Stored data start

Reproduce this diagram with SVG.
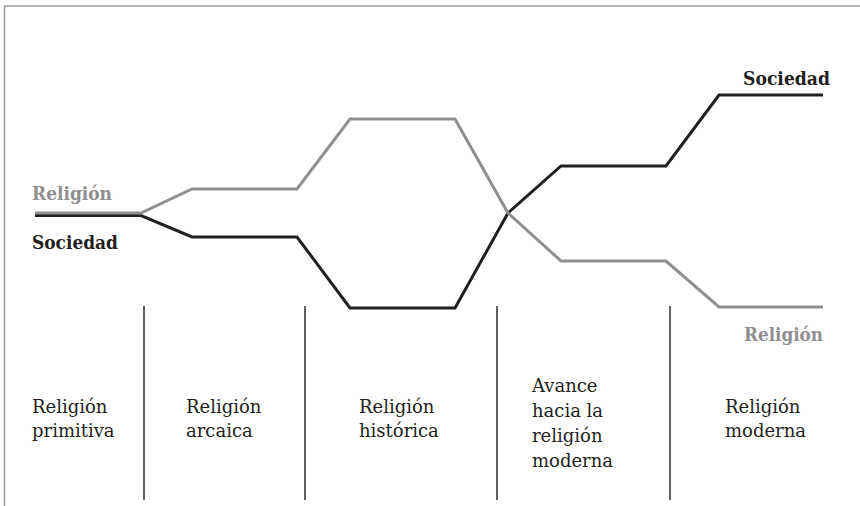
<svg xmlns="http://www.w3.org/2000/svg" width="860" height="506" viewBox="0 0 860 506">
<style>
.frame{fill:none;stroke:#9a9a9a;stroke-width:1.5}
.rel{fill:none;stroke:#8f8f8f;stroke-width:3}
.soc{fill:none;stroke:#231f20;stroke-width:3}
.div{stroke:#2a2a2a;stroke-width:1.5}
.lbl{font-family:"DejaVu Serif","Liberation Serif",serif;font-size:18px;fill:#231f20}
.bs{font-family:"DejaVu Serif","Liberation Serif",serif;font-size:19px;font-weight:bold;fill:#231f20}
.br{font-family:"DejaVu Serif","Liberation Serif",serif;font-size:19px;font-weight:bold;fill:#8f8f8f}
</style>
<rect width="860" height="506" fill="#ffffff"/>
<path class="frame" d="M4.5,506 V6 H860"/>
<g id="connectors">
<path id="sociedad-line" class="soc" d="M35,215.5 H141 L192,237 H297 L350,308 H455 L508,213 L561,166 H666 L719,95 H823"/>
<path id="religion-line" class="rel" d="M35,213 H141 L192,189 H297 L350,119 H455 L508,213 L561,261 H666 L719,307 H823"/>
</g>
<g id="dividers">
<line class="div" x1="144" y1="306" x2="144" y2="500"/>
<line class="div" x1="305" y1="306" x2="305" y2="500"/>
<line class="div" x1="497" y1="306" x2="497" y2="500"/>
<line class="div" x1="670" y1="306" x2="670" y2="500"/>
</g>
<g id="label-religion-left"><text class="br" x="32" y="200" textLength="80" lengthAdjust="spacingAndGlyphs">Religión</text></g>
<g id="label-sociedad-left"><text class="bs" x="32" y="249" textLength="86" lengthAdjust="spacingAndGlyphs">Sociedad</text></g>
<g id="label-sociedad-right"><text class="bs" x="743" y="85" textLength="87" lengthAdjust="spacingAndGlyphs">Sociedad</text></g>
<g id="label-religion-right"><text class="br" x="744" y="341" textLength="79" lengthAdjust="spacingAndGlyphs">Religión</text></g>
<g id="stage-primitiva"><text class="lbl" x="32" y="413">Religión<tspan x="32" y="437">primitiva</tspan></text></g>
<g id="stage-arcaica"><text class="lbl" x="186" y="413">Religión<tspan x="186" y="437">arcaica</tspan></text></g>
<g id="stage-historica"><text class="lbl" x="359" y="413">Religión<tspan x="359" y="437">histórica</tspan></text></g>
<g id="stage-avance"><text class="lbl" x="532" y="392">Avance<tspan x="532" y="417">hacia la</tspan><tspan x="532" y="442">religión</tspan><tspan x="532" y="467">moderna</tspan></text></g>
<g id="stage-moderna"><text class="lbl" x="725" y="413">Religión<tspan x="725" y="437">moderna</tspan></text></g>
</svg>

Stored data end

▶ [To do]:
Omitting all images, print the listing exactly.

▶ [Complete answer]:
Reproduce this diagram with SVG.
<svg xmlns="http://www.w3.org/2000/svg" width="860" height="506" viewBox="0 0 860 506">
<style>
.frame{fill:none;stroke:#9a9a9a;stroke-width:1.5}
.rel{fill:none;stroke:#8f8f8f;stroke-width:3}
.soc{fill:none;stroke:#231f20;stroke-width:3}
.div{stroke:#2a2a2a;stroke-width:1.5}
.lbl{font-family:"DejaVu Serif","Liberation Serif",serif;font-size:18px;fill:#231f20}
.bs{font-family:"DejaVu Serif","Liberation Serif",serif;font-size:19px;font-weight:bold;fill:#231f20}
.br{font-family:"DejaVu Serif","Liberation Serif",serif;font-size:19px;font-weight:bold;fill:#8f8f8f}
</style>
<rect width="860" height="506" fill="#ffffff"/>
<path class="frame" d="M4.5,506 V6 H860"/>
<g id="connectors">
<path id="sociedad-line" class="soc" d="M35,215.5 H141 L192,237 H297 L350,308 H455 L508,213 L561,166 H666 L719,95 H823"/>
<path id="religion-line" class="rel" d="M35,213 H141 L192,189 H297 L350,119 H455 L508,213 L561,261 H666 L719,307 H823"/>
</g>
<g id="dividers">
<line class="div" x1="144" y1="306" x2="144" y2="500"/>
<line class="div" x1="305" y1="306" x2="305" y2="500"/>
<line class="div" x1="497" y1="306" x2="497" y2="500"/>
<line class="div" x1="670" y1="306" x2="670" y2="500"/>
</g>
<g id="label-religion-left"><text class="br" x="32" y="200" textLength="80" lengthAdjust="spacingAndGlyphs">Religión</text></g>
<g id="label-sociedad-left"><text class="bs" x="32" y="249" textLength="86" lengthAdjust="spacingAndGlyphs">Sociedad</text></g>
<g id="label-sociedad-right"><text class="bs" x="743" y="85" textLength="87" lengthAdjust="spacingAndGlyphs">Sociedad</text></g>
<g id="label-religion-right"><text class="br" x="744" y="341" textLength="79" lengthAdjust="spacingAndGlyphs">Religión</text></g>
<g id="stage-primitiva"><text class="lbl" x="32" y="413">Religión<tspan x="32" y="437">primitiva</tspan></text></g>
<g id="stage-arcaica"><text class="lbl" x="186" y="413">Religión<tspan x="186" y="437">arcaica</tspan></text></g>
<g id="stage-historica"><text class="lbl" x="359" y="413">Religión<tspan x="359" y="437">histórica</tspan></text></g>
<g id="stage-avance"><text class="lbl" x="532" y="392">Avance<tspan x="532" y="417">hacia la</tspan><tspan x="532" y="442">religión</tspan><tspan x="532" y="467">moderna</tspan></text></g>
<g id="stage-moderna"><text class="lbl" x="725" y="413">Religión<tspan x="725" y="437">moderna</tspan></text></g>
</svg>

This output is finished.